Published online by Cambridge University Press: 05 June 2012
BACKGROUND
During the last three decades of the nineteenth century and the first four of the twentieth, basic political control in Japan shifted twice. In the 1910s it shifted from a handful of oligarchs to a larger group of professional politicians. In the 1930s it shifted again, this time to a set of independent military leaders.
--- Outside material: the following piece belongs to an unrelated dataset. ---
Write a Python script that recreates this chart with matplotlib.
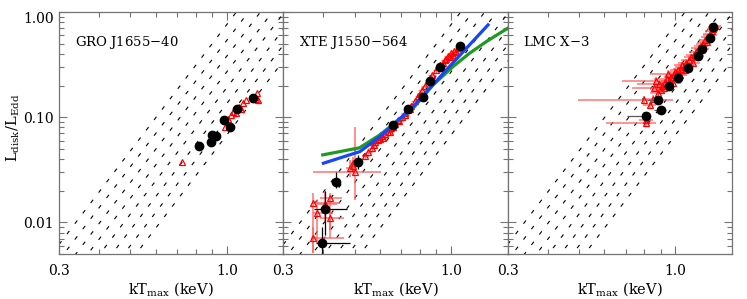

In this book we explore those shifts. We ask why the oligarchs failed to design institutions that protected their power, why the elected politicians did no better, and what political and economic consequences the various institutions had. More generally, we ask whether the shifts may explain some of the dynamics of oligarchic government and clarify some of the theoretical aspects of the relationship between institutional structure and regime change.
The puzzle
In explaining political control in Imperial Japan, most scholars implicitly posit three hypotheses. In their concern for authenticity and precision, they seldom state them as baldly as we do here. We admit that we strip their accounts of much of the richness and nuance that they give them. Although we do this reluctantly, we do it intentionally – for what we lose in subtlety we capture in clarity. Richness and sophistication can confuse as well as contextualize, and we simplify the discussion here because we think the simplicity clarifies the essential logic at stake.
First, most scholars argue that the oligarchs who controlled the government in the late nineteenth century largely (not exclusively) tried to promote the national interest.